The market always responds to problems; unfortunately, the responses do not always solve the problem. In the wake of the E. coli O157:H7 outbreak in spinach, several companies are marketing products to help restore consumer confidence in packaged fresh vegetables.

One company is promoting a bacteriophage rinse for processing. Bacteriophages, viruses that attack and kill bacteria, were approved for use in meat by FDA this summer. Another company is marketing a labeling and track-back system to identify product origins and distribution. While voluntary market responses will provide benefits and should proceed, they are no substitute for aggressive mandatory action to prevent E. coli O157:H7 from entering the food supply in the first place.

E. coli, commonly found in the gut of warm blooded animals, does not occur naturally in fruits and vegetables.
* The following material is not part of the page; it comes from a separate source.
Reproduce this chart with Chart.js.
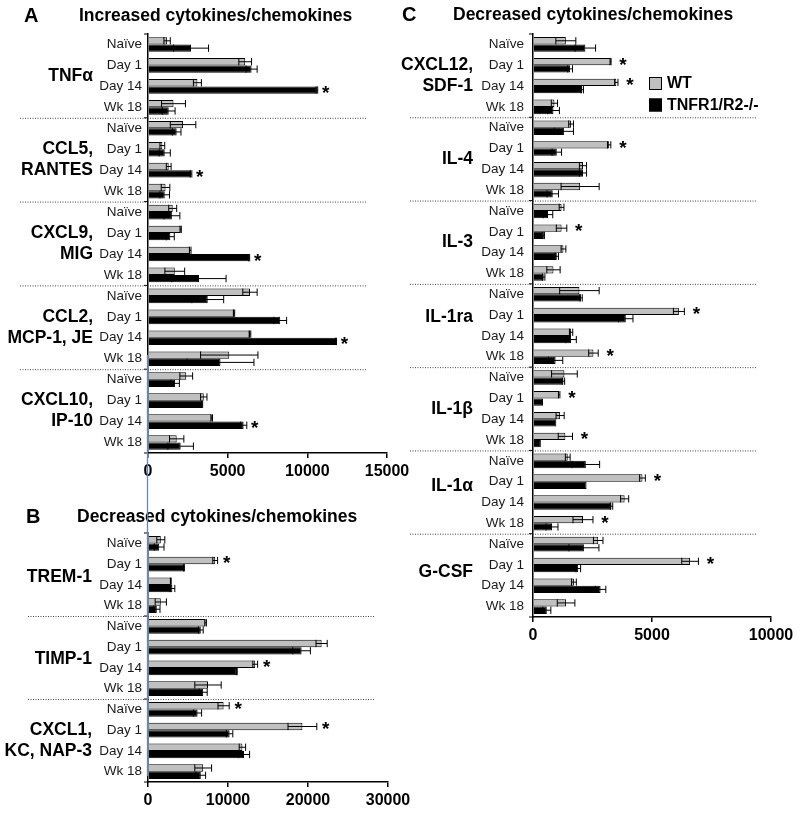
<!DOCTYPE html>
<html><head><meta charset="utf-8">
<script src="https://cdn.jsdelivr.net/npm/chart.js@4.4.1/dist/chart.umd.min.js"></script>
<style>
html,body{margin:0;padding:0;background:#fff;}
#wrap{position:relative;width:800px;height:813px;overflow:hidden;background:#fff;}
canvas{position:absolute;left:0;top:0;}
</style></head><body>
<div id="wrap">
<canvas id="cA" width="800" height="813" style="width:800px;height:813px"></canvas>
<canvas id="cB" width="800" height="813" style="width:800px;height:813px"></canvas>
<canvas id="cC" width="800" height="813" style="width:800px;height:813px"></canvas>
</div>
<script>
// ---------- data ----------
const rowLabels = ["Naïve", "Day 1", "Day 14", "Wk 18"];
const seriesNames = ["WT", "TNFR1/R2-/-"];

// Panel A: increased cytokines/chemokines
const groupsA = ["TNFα", "CCL5,\nRANTES", "CXCL9,\nMIG", "CCL2,\nMCP-1, JE", "CXCL10,\nIP-10"];
const wtA    = [1200, 6100, 3100, 1600,  2200, 900, 1300, 1100,  1550, 2050, 2650, 1680,  6400, 5400, 6400, 5100,  2400, 3500, 4000, 1800];
const wtErrA = [200, 400, 250, 750,      800, 150, 150, 270,     250, 40, 50, 620,        450, 40, 50, 1800,       400, 200, 50, 450];
const koA    = [2700, 6500, 10600, 1300, 1800, 1050, 2700, 1050, 1500, 1400, 6350, 3200,  3750, 8300, 11800, 4550, 1700, 3400, 6000, 2050];
const koErrA = [1100, 350, 50, 400,      270, 350, 50, 300,      500, 250, 30, 1700,      1000, 400, 30, 2100,     270, 30, 200, 800];
const starsA = [0,0,1,0, 0,0,1,0, 0,0,1,0, 0,0,1,0, 0,0,1,0];
const ticksA = [0, 5000, 10000, 15000];

// Panel B: decreased cytokines/chemokines
const groupsB = ["TREM-1", "TIMP-1", "CXCL1,\nKC, NAP-3"];
const wtB    = [1600, 8400, 2850, 1600,  7200, 21700, 13400, 7500,  9450, 19300, 11800, 6900];
const wtErrB = [500, 300, 50, 700,       100, 700, 300, 1650,       700, 1800, 400, 1050];
const koB    = [1400, 4500, 3050, 1100,  6600, 19200, 11100, 6900,  6200, 10200, 12000, 6600];
const koErrB = [600, 50, 300, 400,       300, 1100, 50, 500,        500, 400, 700, 600];
const starsB = [0,1,0,0, 0,0,1,0, 1,1,0,0];
const ticksB = [0, 10000, 20000, 30000];

// Panel C: decreased cytokines/chemokines
const groupsC = ["CXCL12,\nSDF-1", "IL-4", "IL-3", "IL-1ra", "IL-1β", "IL-1α", "G-CSF"];
const wtC    = [1380, 3260, 3500, 900,  1600, 3200, 2100, 1980,  1200, 1200, 1280, 860,  1950, 6130, 1600, 2540,  1320, 1100, 1140, 1360,  1460, 4600, 3850, 2100,  2740, 6600, 1720, 1390];
const wtErrC = [420, 20, 70, 130,       100, 70, 150, 800,       100, 220, 100, 280,     830, 230, 70, 200,       540, 30, 170, 300,       100, 120, 170, 420,      200, 350, 100, 370];
const koC    = [2200, 1560, 2070, 860,  1300, 1000, 2100, 830,   630, 450, 1000, 450,    2020, 3900, 1600, 950,   1280, 420, 980, 330,     2220, 2250, 3300, 800,   2140, 1900, 2840, 580];
const koErrC = [430, 100, 50, 250,      400, 200, 150, 240,      200, 30, 70, 50,        50, 300, 220, 300,       50, 0, 0, 0,             580, 0, 50, 250,         630, 100, 220, 170];
const starsC = [0,1,1,0, 0,1,0,0, 0,1,0,0, 0,1,0,1, 0,1,0,1, 0,1,0,1, 0,1,0,0];
const ticksC = [0, 5000, 10000];

// ---------- drawing ----------
const FAM = "'Liberation Sans', Arial, Helvetica, sans-serif";
Chart.defaults.font.family = FAM;
const GRAY = '#c0c0c0';

function makePanel(p) {
  const labels = [];
  p.groups.forEach(() => rowLabels.forEach(r => labels.push(r)));
  const nRows = labels.length;
  const area = p.area;

  const deco = {
    id: 'deco' + p.id,
    afterDatasetsDraw(chart) {
      const ctx = chart.ctx, xs = chart.scales.x;
      ctx.save();
      ctx.strokeStyle = '#000'; ctx.lineWidth = 1;
      chart.data.datasets.forEach((ds, di) => {
        const meta = chart.getDatasetMeta(di);
        meta.data.forEach((bar, i) => {
          const v = ds.data[i], e = ds.err[i];
          if (!e) return;
          const x1 = xs.getPixelForValue(v - e), x2 = xs.getPixelForValue(v + e);
          const y = bar.y, h = bar.height / 2;
          ctx.beginPath();
          ctx.moveTo(x1, y); ctx.lineTo(x2, y);
          ctx.moveTo(x1, y - h); ctx.lineTo(x1, y + h);
          ctx.moveTo(x2, y - h); ctx.lineTo(x2, y + h);
          ctx.stroke();
        });
      });
      ctx.restore();
    },
    afterDraw(chart) {
      const ctx = chart.ctx, xs = chart.scales.x, ca = chart.chartArea;
      const band = (ca.bottom - ca.top) / nRows;
      ctx.save();
      // separators + small axis ticks
      ctx.strokeStyle = '#000'; ctx.lineWidth = 1;
      for (let k = 0; k <= p.groups.length; k++) {
        const y = ca.top + 4 * k * band;
        ctx.setLineDash([]);
        ctx.beginPath(); ctx.moveTo(ca.left - 4, y); ctx.lineTo(ca.left, y); ctx.stroke();
        if (k > 0 && k < p.groups.length) {
          ctx.save();
          ctx.strokeStyle = '#444';
          ctx.setLineDash([1, 1.5]);
          ctx.beginPath(); ctx.moveTo(p.sepX[0], y + 0.5); ctx.lineTo(p.sepX[1], y + 0.5); ctx.stroke();
          ctx.restore();
        }
      }
      // group labels
      ctx.fillStyle = '#000';
      ctx.font = 'bold 17.5px ' + FAM;
      ctx.textAlign = 'right'; ctx.textBaseline = 'middle';
      p.groups.forEach((g, k) => {
        const cy = ca.top + (4 * k + 2) * band + (p.labelShift[k] || 0);
        const lines = g.split('\n');
        if (lines.length === 1) ctx.fillText(lines[0], p.groupX, cy);
        else {
          ctx.fillText(lines[0], p.groupX, cy - band / 2);
          ctx.fillText(lines[1], p.groupX, cy + band / 2);
        }
      });
      // stars
      ctx.font = 'bold 19px ' + FAM;
      ctx.textAlign = 'center'; ctx.textBaseline = 'alphabetic';
      p.stars.forEach((s, i) => {
        if (!s) return;
        const endW = p.wt[i] + p.wtErr[i], endK = p.ko[i] + p.koErr[i];
        const di = endW >= endK ? 0 : 1;
        const bar = chart.getDatasetMeta(di).data[i];
        const x = xs.getPixelForValue(Math.max(endW, endK)) + p.starGap;
        ctx.fillText('*', x, bar.y + 9);
      });
      // titles
      ctx.textAlign = 'left'; ctx.textBaseline = 'middle';
      ctx.font = 'bold 20px ' + FAM;
      ctx.fillText(p.letter, p.letterX, p.titleY);
      ctx.font = 'bold 17.5px ' + FAM;
      ctx.fillText(p.title, p.titleX, p.titleY);
      // legend
      if (p.legend) {
        const L = p.legend;
        ctx.font = 'bold 16px ' + FAM;
        [GRAY, '#000'].forEach((c, j) => {
          const by = L.y + j * L.dy;
          ctx.fillStyle = c; ctx.fillRect(L.x, by, 13, 13);
          ctx.strokeStyle = '#000'; ctx.lineWidth = 1;
          ctx.strokeRect(L.x + 0.5, by + 0.5, 12, 12);
          ctx.fillStyle = '#000';
          ctx.fillText(seriesNames[j], L.x + 18, by + 7);
        });
      }
      // blue guide line
      if (p.blue) {
        ctx.strokeStyle = '#6486c4'; ctx.lineWidth = 1.3;
        ctx.beginPath(); ctx.moveTo(p.blue.x, p.blue.y0); ctx.lineTo(p.blue.x, p.blue.y1); ctx.stroke();
      }
      ctx.restore();
    }
  };

  return new Chart(document.getElementById(p.id), {
    type: 'bar',
    data: {
      labels,
      datasets: [
        { label: seriesNames[0], data: p.wt, err: p.wtErr, backgroundColor: GRAY, borderColor: '#000', borderWidth: 1 },
        { label: seriesNames[1], data: p.ko, err: p.koErr, backgroundColor: '#000', borderColor: '#000', borderWidth: 1 }
      ]
    },
    options: {
      indexAxis: 'y',
      responsive: false,
      animation: false,
      devicePixelRatio: 1,
      events: [],
      layout: { padding: { left: 0, top: area.top, right: 800 - area.right, bottom: 813 - area.bottom - 30 } },
      plugins: { legend: { display: false }, tooltip: { enabled: false }, title: { display: false } },
      datasets: { bar: { categoryPercentage: 0.7, barPercentage: 1.0 } },
      scales: {
        x: {
          type: 'linear', min: 0, max: p.ticks[p.ticks.length - 1],
          afterBuildTicks(s) { s.ticks = p.ticks.map(v => ({ value: v })); },
          ticks: { color: '#000', font: { size: 16, weight: 'bold' }, padding: 4, maxRotation: 0, autoSkip: false,
                   callback: v => String(v) },
          grid: { display: true, drawOnChartArea: false, drawTicks: true, tickLength: 5, color: '#000', lineWidth: 1.5 },
          border: { display: true, color: '#000', width: 1.5 },
          afterFit(s) { s.height = 30; }
        },
        y: {
          ticks: { color: '#1a1a1a', font: { size: 13.5 }, padding: p.tickPad, autoSkip: false },
          grid: { display: false, drawTicks: false },
          border: { display: true, color: '#000', width: 1.5 },
          afterFit(s) { s.width = area.left; }
        }
      }
    },
    plugins: [deco]
  });
}

makePanel({
  id: 'cA', groups: groupsA, wt: wtA, wtErr: wtErrA, ko: koA, koErr: koErrA, stars: starsA, ticks: ticksA,
  area: { left: 148, right: 387, top: 34, bottom: 453 },
  sepX: [20, 367], groupX: 93, labelShift: [], starGap: 8, tickPad: 6,
  letter: 'A', letterX: 24, title: 'Increased cytokines/chemokines', titleX: 79, titleY: 16
});
makePanel({
  id: 'cB', groups: groupsB, wt: wtB, wtErr: wtErrB, ko: koB, koErr: koErrB, stars: starsB, ticks: ticksB,
  area: { left: 148, right: 388, top: 533, bottom: 782 },
  sepX: [28, 375], groupX: 92, labelShift: [3, 2, 0], starGap: 9, tickPad: 6,
  letter: 'B', letterX: 26, title: 'Decreased cytokines/chemokines', titleX: 77, titleY: 517,
  blue: { x: 147.5, y0: 355, y1: 776 }
});
makePanel({
  id: 'cC', groups: groupsC, wt: wtC, wtErr: wtErrC, ko: koC, koErr: koErrC, stars: starsC, ticks: ticksC,
  area: { left: 533, right: 771, top: 34, bottom: 617 },
  sepX: [410, 757], groupX: 473, labelShift: [0, 0, 0, -8, 0, -6, -3], starGap: 12, tickPad: 9,
  letter: 'C', letterX: 402, title: 'Decreased cytokines/chemokines', titleX: 453, titleY: 15,
  legend: { x: 649, y: 77, dy: 21.5 }
});
</script>
</body></html>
The deadly, acid resistant variant of E. coli implicated in the spinach outbreak and other deadly outbreaks in water, meat, and vegetables most likely evolved over the last 40 years in confined animal feeding operations. We don’t know exactly how the spinach was contaminated, but preliminary investigations have linked the outbreak to E. coli found in cattle droppings collected from nearby pastures. An actual match will take a few more days.

Two remedies immediately come to mind: mandatory standards to address the spread and evolution of the deadly forms of E. coli in animal feeding operations; and, mandatory standards to ensure fruit and vegetable growing and processing operations are not exposed to animal wastes.